The look on their faces when I tell people who send their kids to privates school this? Priceless.

That amount is net, not gross. Before tax I could be saving closer to a million bucks. All by doing stuff all. Bonus! I'm a financial genius

People are being sacked left, right and centre, the economy's on life support and if it weren't for Father Kev and his $1000 a head per child stocking filler the kiddies would be waking up on Christmas Day to hessian bags full of phlegm. What a breath of fresh air it is to have something other than gloom and doom in the paper. Private school fees are going up. Fantastic. About bloody time. Double them I say. Other things on my wish list? Shoot on sight laws for people who use leaf blowers, more fat chicks on telly and spot checks to locate people whose remote controls out number the books they own without pictures. I'd be open to re education camps where necessary.

Back to private schools and why I'm rapt the fees are going up. A survey of calls to the Sensis 1234 directory service from May to October showed that requests for state schools are up 372 per cent. Yippee! More kids at state schools. More funding, better schools and happier parents because they're not slaving their guts out to pay for a school with a blazer to impress their friends and compete with their adult siblings. Happier kids because they don't have to be on a train at 7.15 and because their parents aren't as stressed out. Hooray for the financial crisis

Just so we're clear this page is called opinion and my opinion is private schools should not receive any government funding. If people want to send their kids to a school that is a social, single gender and/or religious ghetto in attempt for them to meet the "right" people, keep away from the "wrong" people, live out the dreams of their parents or continue some unbroken line of inherited bigotry they should pay for it themselves. Every. Single. Cent. The government reckons it's supporting choice. Funding private schools encourages, finances and promotes intolerance, inequity and social aparthied.
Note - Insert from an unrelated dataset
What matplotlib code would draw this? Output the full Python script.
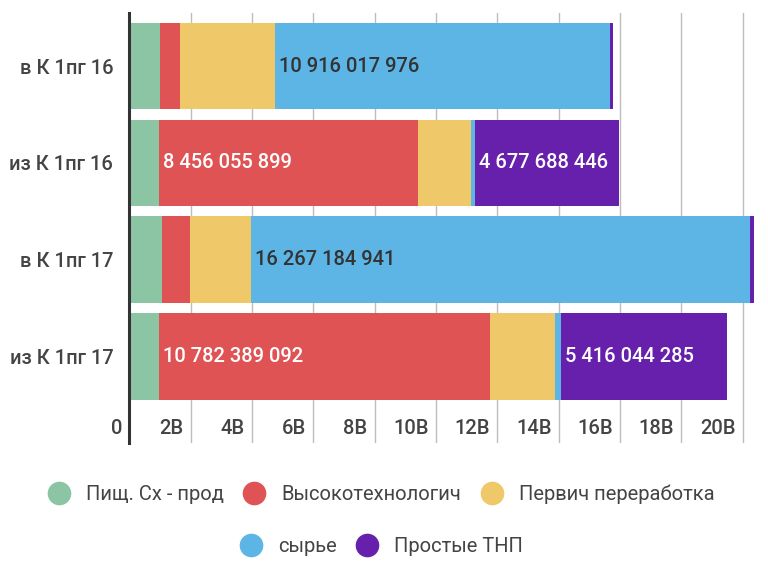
#!/usr/bin/env python3
# -*- coding: utf-8 -*-

import matplotlib
matplotlib.use('Agg')
import matplotlib.pyplot as plt
from matplotlib.lines import Line2D

categories = ['в К 1пг 16', 'из К 1пг 16', 'в К 1пг 17', 'из К 1пг 17']
series = ['Пищ. Сх - прод', 'Высокотехнологич', 'Первич переработка',
          'сырье', 'Простые ТНП']

food = [1010000000, 960000000, 1080000000, 980000000]
hitech = [650000000, 8456055899, 910000000, 10782389092]
primary = [3090000000, 1730000000, 1970000000, 2120000000]
raw = [10916017976, 140000000, 16267184941, 200000000]
simple = [100000000, 4677688446, 150000000, 5416044285]

tick_values = [0, 2e9, 4e9, 6e9, 8e9, 10e9, 12e9, 14e9, 16e9, 18e9, 20e9]
tick_labels = ['0', '2B', '4B', '6B', '8B', '10B', '12B', '14B', '16B',
               '18B', '20B']

colors = ['#8cc5a3', '#e05355', '#efc86a', '#5db5e6', '#6720ac']
text_colors = ['#ffffff', '#ffffff', '#333333', '#333333', '#ffffff']

plt.rcParams['font.family'] = ['Roboto', 'DejaVu Sans']


def main():
    fig = plt.figure(figsize=(7.68, 5.63), dpi=100)
    ax = fig.add_axes([129.3 / 768, 1 - 443 / 563, 631.7 / 768, 429.7 / 563])

    data = [food, hitech, primary, raw, simple]
    ys = list(range(len(categories)))
    left = [0] * len(categories)
    for vals, color, tcolor in zip(data, colors, text_colors):
        ax.barh(ys, vals, left=left, height=0.895, color=color, zorder=2)
        for y, v, l in zip(ys, vals, left):
            if v > 4e9:
                ax.annotate(f'{v:,}'.replace(',', ' '), xy=(l, y),
                            xytext=(4, 0), textcoords='offset pixels',
                            ha='left', va='center', color=tcolor,
                            fontsize=14.5, fontweight='medium', zorder=3)
        left = [a + b for a, b in zip(left, vals)]

    ax.set_xlim(0, 20.6e9)
    ax.set_ylim(3.89, -0.544)
    ax.set_yticks(ys)
    ax.set_yticklabels(categories, fontsize=14.5, color='#444444',
                       fontweight='medium')
    ax.tick_params(axis='y', length=0, pad=11.5)
    ax.set_xticks(tick_values)
    ax.set_xticklabels([])
    ax.tick_params(axis='x', length=0)
    ax.grid(axis='x', color='#bdbdbd', lw=1.0, zorder=0)
    for t, lab in zip(tick_values, tick_labels):
        ax.annotate(lab, xy=(t, 0.033), xycoords=('data', 'axes fraction'),
                    xytext=(-7, 0), textcoords='offset pixels',
                    ha='right', va='center', fontsize=14.5,
                    color='#444444', fontweight='medium')

    for s in ['top', 'right', 'bottom']:
        ax.spines[s].set_visible(False)
    ax.spines['left'].set_color('#333333')
    ax.spines['left'].set_linewidth(2.2)
    ax.spines['left'].set_zorder(4)

    handles = [Line2D([], [], marker='o', ls='', markersize=16,
                      markerfacecolor=c, markeredgecolor=c) for c in colors]
    opts = dict(frameon=False, fontsize=14.5, handlelength=1.0,
                handletextpad=0.85, columnspacing=1.0, loc='center',
                labelcolor='#444444')
    fig.legend(handles[:3], series[:3], ncol=3,
               bbox_to_anchor=(0.497, 1 - 494 / 563), **opts)
    fig.legend(handles[3:], series[3:], ncol=2,
               bbox_to_anchor=(0.497, 1 - 547 / 563), **opts)

    fig.savefig('out.png', dpi=100)


if __name__ == "__main__":
    main()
The more expensive private schools are the more people will come back to government schools. Jack up those prices. Get the kids back to the local and find out that it's about what's best for kids and not about having something for your kid that you consider better than what everyone else's kid has. "Oh yes, Kenneth goes to Up Your Grammar. It costs $5000 more than the school you send your kids to. Oh yes, I know what they all cost. Not only does that prove we love our child more than you love yours but it also proves we're richer than you and therefore better. And you know what the best thing about our school is? No poor people."

Education is the whole society's responsibility because we're a society and the outcome of education effects us all. It's wrong and unfair for any child to have a better financially resourced school than another. It's wrong and unfair for some teachers to work in better conditions than others. Lucky for the 70 % of us who send our children to public schools we understand that a school is not their education. And that diversity in the classroom, excellent government funded education and well-rounded kids are the key to a clever country, a tolerant community and a modern society. And saving a million bucks.